## DATA LINES
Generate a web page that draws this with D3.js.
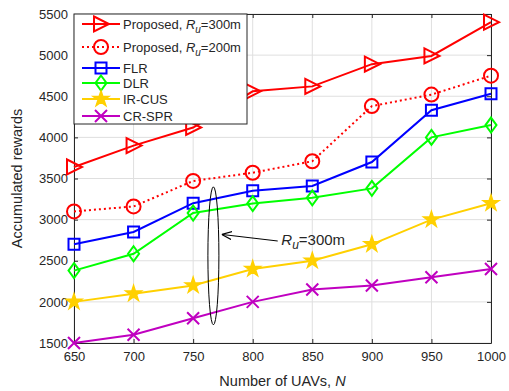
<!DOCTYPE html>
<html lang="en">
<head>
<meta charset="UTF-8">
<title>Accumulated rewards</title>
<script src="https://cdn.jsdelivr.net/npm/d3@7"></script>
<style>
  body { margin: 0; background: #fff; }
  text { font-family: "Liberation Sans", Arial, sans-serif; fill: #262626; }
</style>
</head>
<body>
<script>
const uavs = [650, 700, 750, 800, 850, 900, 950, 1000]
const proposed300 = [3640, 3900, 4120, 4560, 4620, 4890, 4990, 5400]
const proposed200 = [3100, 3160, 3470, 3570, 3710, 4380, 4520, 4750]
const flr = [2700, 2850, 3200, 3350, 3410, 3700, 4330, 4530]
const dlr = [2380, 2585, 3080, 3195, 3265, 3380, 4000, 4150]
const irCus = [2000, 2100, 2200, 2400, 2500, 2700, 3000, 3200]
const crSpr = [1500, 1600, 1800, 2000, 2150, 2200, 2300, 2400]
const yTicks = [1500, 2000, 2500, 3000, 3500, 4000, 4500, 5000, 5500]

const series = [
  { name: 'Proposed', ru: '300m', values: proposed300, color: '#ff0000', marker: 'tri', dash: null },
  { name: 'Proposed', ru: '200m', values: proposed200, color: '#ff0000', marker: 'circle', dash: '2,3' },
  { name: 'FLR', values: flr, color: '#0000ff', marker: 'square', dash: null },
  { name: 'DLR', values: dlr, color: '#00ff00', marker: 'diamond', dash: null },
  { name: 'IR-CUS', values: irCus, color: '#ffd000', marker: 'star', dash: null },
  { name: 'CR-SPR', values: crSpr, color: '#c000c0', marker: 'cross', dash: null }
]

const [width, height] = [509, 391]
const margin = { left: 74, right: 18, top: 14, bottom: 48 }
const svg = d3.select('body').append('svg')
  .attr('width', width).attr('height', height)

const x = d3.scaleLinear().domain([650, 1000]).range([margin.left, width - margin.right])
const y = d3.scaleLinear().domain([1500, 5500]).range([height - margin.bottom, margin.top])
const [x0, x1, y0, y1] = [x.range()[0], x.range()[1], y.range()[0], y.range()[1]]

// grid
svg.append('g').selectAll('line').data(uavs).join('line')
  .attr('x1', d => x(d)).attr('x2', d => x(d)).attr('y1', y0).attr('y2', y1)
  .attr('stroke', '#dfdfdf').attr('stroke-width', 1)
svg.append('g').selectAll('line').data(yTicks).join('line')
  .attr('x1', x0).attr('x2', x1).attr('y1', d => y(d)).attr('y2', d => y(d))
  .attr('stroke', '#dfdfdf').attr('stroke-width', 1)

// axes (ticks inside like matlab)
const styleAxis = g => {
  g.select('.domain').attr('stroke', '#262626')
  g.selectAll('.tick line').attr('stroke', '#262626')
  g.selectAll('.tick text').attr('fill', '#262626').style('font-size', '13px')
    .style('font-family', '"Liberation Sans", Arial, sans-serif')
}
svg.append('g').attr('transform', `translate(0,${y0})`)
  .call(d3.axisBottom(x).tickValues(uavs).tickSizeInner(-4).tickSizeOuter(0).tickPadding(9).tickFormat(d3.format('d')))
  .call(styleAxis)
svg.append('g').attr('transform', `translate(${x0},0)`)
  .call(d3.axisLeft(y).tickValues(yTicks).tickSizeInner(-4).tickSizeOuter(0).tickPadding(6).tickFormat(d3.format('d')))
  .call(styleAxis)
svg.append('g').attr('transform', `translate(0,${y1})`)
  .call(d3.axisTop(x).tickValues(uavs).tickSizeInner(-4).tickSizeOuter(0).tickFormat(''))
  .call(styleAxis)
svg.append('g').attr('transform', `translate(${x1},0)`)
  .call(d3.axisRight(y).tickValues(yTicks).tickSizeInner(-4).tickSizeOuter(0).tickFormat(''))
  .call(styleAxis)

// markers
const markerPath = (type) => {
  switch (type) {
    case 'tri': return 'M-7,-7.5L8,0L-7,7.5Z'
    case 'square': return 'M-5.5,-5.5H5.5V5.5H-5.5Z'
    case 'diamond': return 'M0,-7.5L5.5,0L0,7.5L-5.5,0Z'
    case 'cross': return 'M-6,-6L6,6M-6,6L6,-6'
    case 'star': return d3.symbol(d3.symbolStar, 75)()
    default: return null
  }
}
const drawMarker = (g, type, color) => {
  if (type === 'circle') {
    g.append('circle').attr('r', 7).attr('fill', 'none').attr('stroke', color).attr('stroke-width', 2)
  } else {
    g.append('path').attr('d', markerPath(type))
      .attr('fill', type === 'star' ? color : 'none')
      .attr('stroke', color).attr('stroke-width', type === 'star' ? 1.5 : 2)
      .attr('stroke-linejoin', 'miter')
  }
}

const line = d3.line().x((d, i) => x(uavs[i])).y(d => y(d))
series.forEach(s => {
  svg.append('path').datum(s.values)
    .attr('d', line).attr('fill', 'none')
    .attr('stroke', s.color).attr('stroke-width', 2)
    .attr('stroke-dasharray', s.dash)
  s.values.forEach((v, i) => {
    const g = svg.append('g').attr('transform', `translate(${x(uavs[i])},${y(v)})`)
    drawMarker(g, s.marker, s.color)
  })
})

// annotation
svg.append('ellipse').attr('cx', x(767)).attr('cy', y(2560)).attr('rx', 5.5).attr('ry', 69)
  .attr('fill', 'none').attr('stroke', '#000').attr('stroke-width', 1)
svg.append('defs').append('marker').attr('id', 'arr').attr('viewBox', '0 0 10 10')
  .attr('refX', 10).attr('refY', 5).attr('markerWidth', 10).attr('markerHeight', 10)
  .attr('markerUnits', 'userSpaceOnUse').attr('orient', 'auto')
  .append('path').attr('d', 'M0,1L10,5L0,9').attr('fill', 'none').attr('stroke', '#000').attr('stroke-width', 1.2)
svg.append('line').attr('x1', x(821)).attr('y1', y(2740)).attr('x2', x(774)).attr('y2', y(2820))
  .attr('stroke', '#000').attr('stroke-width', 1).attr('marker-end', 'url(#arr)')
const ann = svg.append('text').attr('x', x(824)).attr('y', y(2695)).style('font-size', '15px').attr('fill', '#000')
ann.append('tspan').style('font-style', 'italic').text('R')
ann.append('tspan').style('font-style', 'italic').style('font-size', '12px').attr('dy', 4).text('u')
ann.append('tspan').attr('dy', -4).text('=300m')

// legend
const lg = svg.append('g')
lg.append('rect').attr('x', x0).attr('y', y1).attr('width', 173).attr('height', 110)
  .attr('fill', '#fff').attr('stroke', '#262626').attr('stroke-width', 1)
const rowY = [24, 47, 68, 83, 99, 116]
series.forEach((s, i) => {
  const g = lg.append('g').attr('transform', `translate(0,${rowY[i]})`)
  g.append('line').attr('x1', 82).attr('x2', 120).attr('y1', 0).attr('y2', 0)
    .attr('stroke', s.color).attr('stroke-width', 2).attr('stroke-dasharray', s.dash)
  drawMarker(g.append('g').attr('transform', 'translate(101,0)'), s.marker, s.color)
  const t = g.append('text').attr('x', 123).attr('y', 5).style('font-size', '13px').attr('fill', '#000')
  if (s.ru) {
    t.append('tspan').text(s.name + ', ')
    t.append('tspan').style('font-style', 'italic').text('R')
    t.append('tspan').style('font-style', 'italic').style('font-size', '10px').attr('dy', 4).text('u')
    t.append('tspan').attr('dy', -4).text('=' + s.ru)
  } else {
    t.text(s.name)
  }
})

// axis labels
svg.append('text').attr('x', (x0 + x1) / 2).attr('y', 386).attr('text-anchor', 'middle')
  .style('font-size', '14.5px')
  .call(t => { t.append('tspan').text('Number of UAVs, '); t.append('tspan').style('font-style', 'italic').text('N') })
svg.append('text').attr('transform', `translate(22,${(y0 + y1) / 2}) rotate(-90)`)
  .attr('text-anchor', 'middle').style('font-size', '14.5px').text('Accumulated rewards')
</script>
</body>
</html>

## WORK INSTRUCTIONS
Leave out the pictures and restate, word for word, the lines from the top of the data through the line containing "4500, 5000, 5500]", both included.

## CORRECT OUTPUT
Generate a web page that draws this with D3.js.
<!DOCTYPE html>
<html lang="en">
<head>
<meta charset="UTF-8">
<title>Accumulated rewards</title>
<script src="https://cdn.jsdelivr.net/npm/d3@7"></script>
<style>
  body { margin: 0; background: #fff; }
  text { font-family: "Liberation Sans", Arial, sans-serif; fill: #262626; }
</style>
</head>
<body>
<script>
const uavs = [650, 700, 750, 800, 850, 900, 950, 1000]
const proposed300 = [3640, 3900, 4120, 4560, 4620, 4890, 4990, 5400]
const proposed200 = [3100, 3160, 3470, 3570, 3710, 4380, 4520, 4750]
const flr = [2700, 2850, 3200, 3350, 3410, 3700, 4330, 4530]
const dlr = [2380, 2585, 3080, 3195, 3265, 3380, 4000, 4150]
const irCus = [2000, 2100, 2200, 2400, 2500, 2700, 3000, 3200]
const crSpr = [1500, 1600, 1800, 2000, 2150, 2200, 2300, 2400]
const yTicks = [1500, 2000, 2500, 3000, 3500, 4000, 4500, 5000, 5500]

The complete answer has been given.